**SUPPLIED INFORMATION**
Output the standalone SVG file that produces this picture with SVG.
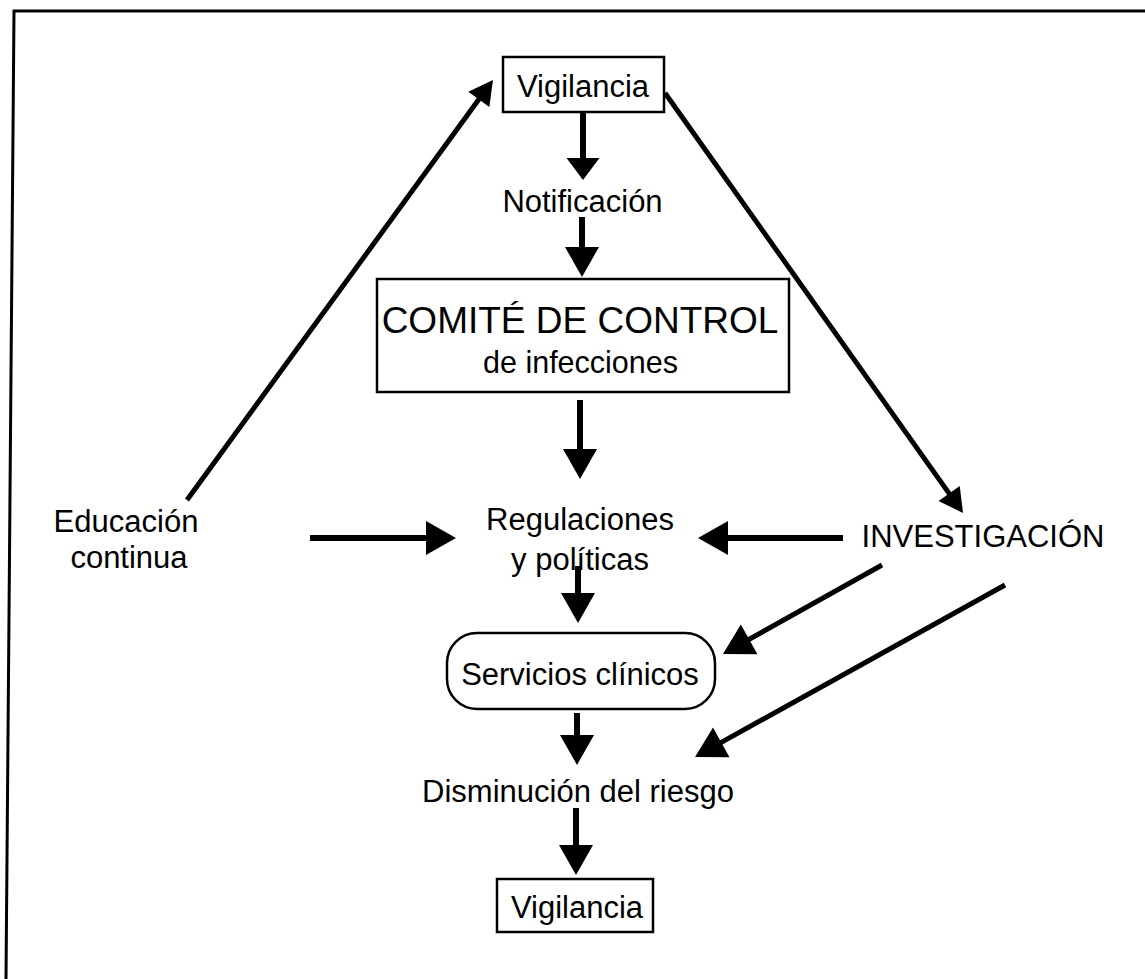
<svg xmlns="http://www.w3.org/2000/svg" width="1145" height="979" viewBox="0 0 1145 979">
  <style>
    .lbl { font-family: "Liberation Sans", Arial, Helvetica, sans-serif; font-size: 31px; fill: #000; text-anchor: middle; }
    .box { fill: #fff; stroke: #000; stroke-width: 2.5; }
    .shaft { stroke: #000; stroke-width: 6; fill: none; }
    .diag { stroke: #000; stroke-width: 5; fill: none; }
    .frame { stroke: #000; stroke-width: 3; fill: none; }
  </style>
  <defs>
    <marker id="head" markerUnits="userSpaceOnUse" markerWidth="32" markerHeight="36" refX="2" refY="17" orient="auto" overflow="visible">
      <path d="M0,0 L30,17 L0,34 z" fill="#000"/>
    </marker>
    <marker id="headShort" markerUnits="userSpaceOnUse" markerWidth="24" markerHeight="35" refX="2" refY="16.5" orient="auto" overflow="visible">
      <path d="M0,0 L22,16.5 L0,33 z" fill="#000"/>
    </marker>
    <marker id="headSmall" markerUnits="userSpaceOnUse" markerWidth="26" markerHeight="28" refX="2" refY="13" orient="auto" overflow="visible">
      <path d="M0,0 L24,13 L0,26 z" fill="#000"/>
    </marker>
  </defs>

  <rect width="1145" height="979" fill="#fff"/>

  <!-- outer border (top and left edges only) -->
  <path class="frame" d="M6,979 L14,11 L1145,11"/>

  <!-- connectors -->
  <g id="connectors">
    <line class="shaft" x1="583" y1="112" x2="583" y2="160" marker-end="url(#headShort)"/>
    <line class="shaft" x1="582" y1="217" x2="582" y2="249" marker-end="url(#head)"/>
    <line class="shaft" x1="580" y1="400" x2="580" y2="451" marker-end="url(#head)"/>
    <line class="shaft" x1="578" y1="566" x2="578" y2="595" marker-end="url(#head)"/>
    <line class="shaft" x1="577" y1="713" x2="577" y2="737" marker-end="url(#head)"/>
    <line class="shaft" x1="576" y1="808" x2="576" y2="847" marker-end="url(#head)"/>
    <line class="shaft" x1="310" y1="538" x2="428" y2="538" marker-end="url(#head)"/>
    <line class="shaft" x1="843" y1="538" x2="726" y2="538" marker-end="url(#head)"/>
    <line class="diag" x1="187" y1="500" x2="480" y2="97.8" marker-end="url(#headSmall)"/>
    <line class="diag" x1="665" y1="93" x2="950.3" y2="495.1" marker-end="url(#headSmall)"/>
    <line class="diag" x1="882" y1="565" x2="747.4" y2="640.3" marker-end="url(#head)"/>
    <line class="diag" x1="1005" y1="585" x2="719.5" y2="743.4" marker-end="url(#head)"/>
  </g>

  <g id="vigilancia-top">
    <rect class="box" x="503" y="57" width="161" height="55"/>
    <text class="lbl" x="583" y="97">Vigilancia</text>
  </g>

  <g id="notificacion">
    <text class="lbl" x="582.5" y="212">Notificación</text>
  </g>

  <g id="comite">
    <rect class="box" x="377" y="279" width="412" height="113"/>
    <text class="lbl" x="580" y="333" style="font-size:37px">COMITÉ DE CONTROL</text>
    <text class="lbl" x="580.5" y="373" style="font-size:30.5px">de infecciones</text>
  </g>

  <g id="regulaciones">
    <text class="lbl" x="580" y="530">Regulaciones</text>
    <text class="lbl" x="580" y="570">y políticas</text>
  </g>

  <g id="educacion">
    <text class="lbl" x="126" y="532">Educación</text>
    <text class="lbl" x="129" y="568">continua</text>
  </g>

  <g id="investigacion">
    <text class="lbl" x="983" y="547">INVESTIGACIÓN</text>
  </g>

  <g id="servicios">
    <rect class="box" x="447" y="633" width="268" height="76" rx="30" ry="30"/>
    <text class="lbl" x="580" y="685">Servicios clínicos</text>
  </g>

  <g id="disminucion">
    <text class="lbl" x="578" y="802">Disminución del riesgo</text>
  </g>

  <g id="vigilancia-bottom">
    <rect class="box" x="497" y="879" width="156" height="53"/>
    <text class="lbl" x="577" y="918">Vigilancia</text>
  </g>
</svg>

**TASK PROMPT**
The listing above needs to be output again exactly. Don't include the pictures.

**OUTPUT OF THE TASK**
Output the standalone SVG file that produces this picture with SVG.
<svg xmlns="http://www.w3.org/2000/svg" width="1145" height="979" viewBox="0 0 1145 979">
  <style>
    .lbl { font-family: "Liberation Sans", Arial, Helvetica, sans-serif; font-size: 31px; fill: #000; text-anchor: middle; }
    .box { fill: #fff; stroke: #000; stroke-width: 2.5; }
    .shaft { stroke: #000; stroke-width: 6; fill: none; }
    .diag { stroke: #000; stroke-width: 5; fill: none; }
    .frame { stroke: #000; stroke-width: 3; fill: none; }
  </style>
  <defs>
    <marker id="head" markerUnits="userSpaceOnUse" markerWidth="32" markerHeight="36" refX="2" refY="17" orient="auto" overflow="visible">
      <path d="M0,0 L30,17 L0,34 z" fill="#000"/>
    </marker>
    <marker id="headShort" markerUnits="userSpaceOnUse" markerWidth="24" markerHeight="35" refX="2" refY="16.5" orient="auto" overflow="visible">
      <path d="M0,0 L22,16.5 L0,33 z" fill="#000"/>
    </marker>
    <marker id="headSmall" markerUnits="userSpaceOnUse" markerWidth="26" markerHeight="28" refX="2" refY="13" orient="auto" overflow="visible">
      <path d="M0,0 L24,13 L0,26 z" fill="#000"/>
    </marker>
  </defs>

  <rect width="1145" height="979" fill="#fff"/>

  <!-- outer border (top and left edges only) -->
  <path class="frame" d="M6,979 L14,11 L1145,11"/>

  <!-- connectors -->
  <g id="connectors">
    <line class="shaft" x1="583" y1="112" x2="583" y2="160" marker-end="url(#headShort)"/>
    <line class="shaft" x1="582" y1="217" x2="582" y2="249" marker-end="url(#head)"/>
    <line class="shaft" x1="580" y1="400" x2="580" y2="451" marker-end="url(#head)"/>
    <line class="shaft" x1="578" y1="566" x2="578" y2="595" marker-end="url(#head)"/>
    <line class="shaft" x1="577" y1="713" x2="577" y2="737" marker-end="url(#head)"/>
    <line class="shaft" x1="576" y1="808" x2="576" y2="847" marker-end="url(#head)"/>
    <line class="shaft" x1="310" y1="538" x2="428" y2="538" marker-end="url(#head)"/>
    <line class="shaft" x1="843" y1="538" x2="726" y2="538" marker-end="url(#head)"/>
    <line class="diag" x1="187" y1="500" x2="480" y2="97.8" marker-end="url(#headSmall)"/>
    <line class="diag" x1="665" y1="93" x2="950.3" y2="495.1" marker-end="url(#headSmall)"/>
    <line class="diag" x1="882" y1="565" x2="747.4" y2="640.3" marker-end="url(#head)"/>
    <line class="diag" x1="1005" y1="585" x2="719.5" y2="743.4" marker-end="url(#head)"/>
  </g>

  <g id="vigilancia-top">
    <rect class="box" x="503" y="57" width="161" height="55"/>
    <text class="lbl" x="583" y="97">Vigilancia</text>
  </g>

  <g id="notificacion">
    <text class="lbl" x="582.5" y="212">Notificación</text>
  </g>

  <g id="comite">
    <rect class="box" x="377" y="279" width="412" height="113"/>
    <text class="lbl" x="580" y="333" style="font-size:37px">COMITÉ DE CONTROL</text>
    <text class="lbl" x="580.5" y="373" style="font-size:30.5px">de infecciones</text>
  </g>

  <g id="regulaciones">
    <text class="lbl" x="580" y="530">Regulaciones</text>
    <text class="lbl" x="580" y="570">y políticas</text>
  </g>

  <g id="educacion">
    <text class="lbl" x="126" y="532">Educación</text>
    <text class="lbl" x="129" y="568">continua</text>
  </g>

  <g id="investigacion">
    <text class="lbl" x="983" y="547">INVESTIGACIÓN</text>
  </g>

  <g id="servicios">
    <rect class="box" x="447" y="633" width="268" height="76" rx="30" ry="30"/>
    <text class="lbl" x="580" y="685">Servicios clínicos</text>
  </g>

  <g id="disminucion">
    <text class="lbl" x="578" y="802">Disminución del riesgo</text>
  </g>

  <g id="vigilancia-bottom">
    <rect class="box" x="497" y="879" width="156" height="53"/>
    <text class="lbl" x="577" y="918">Vigilancia</text>
  </g>
</svg>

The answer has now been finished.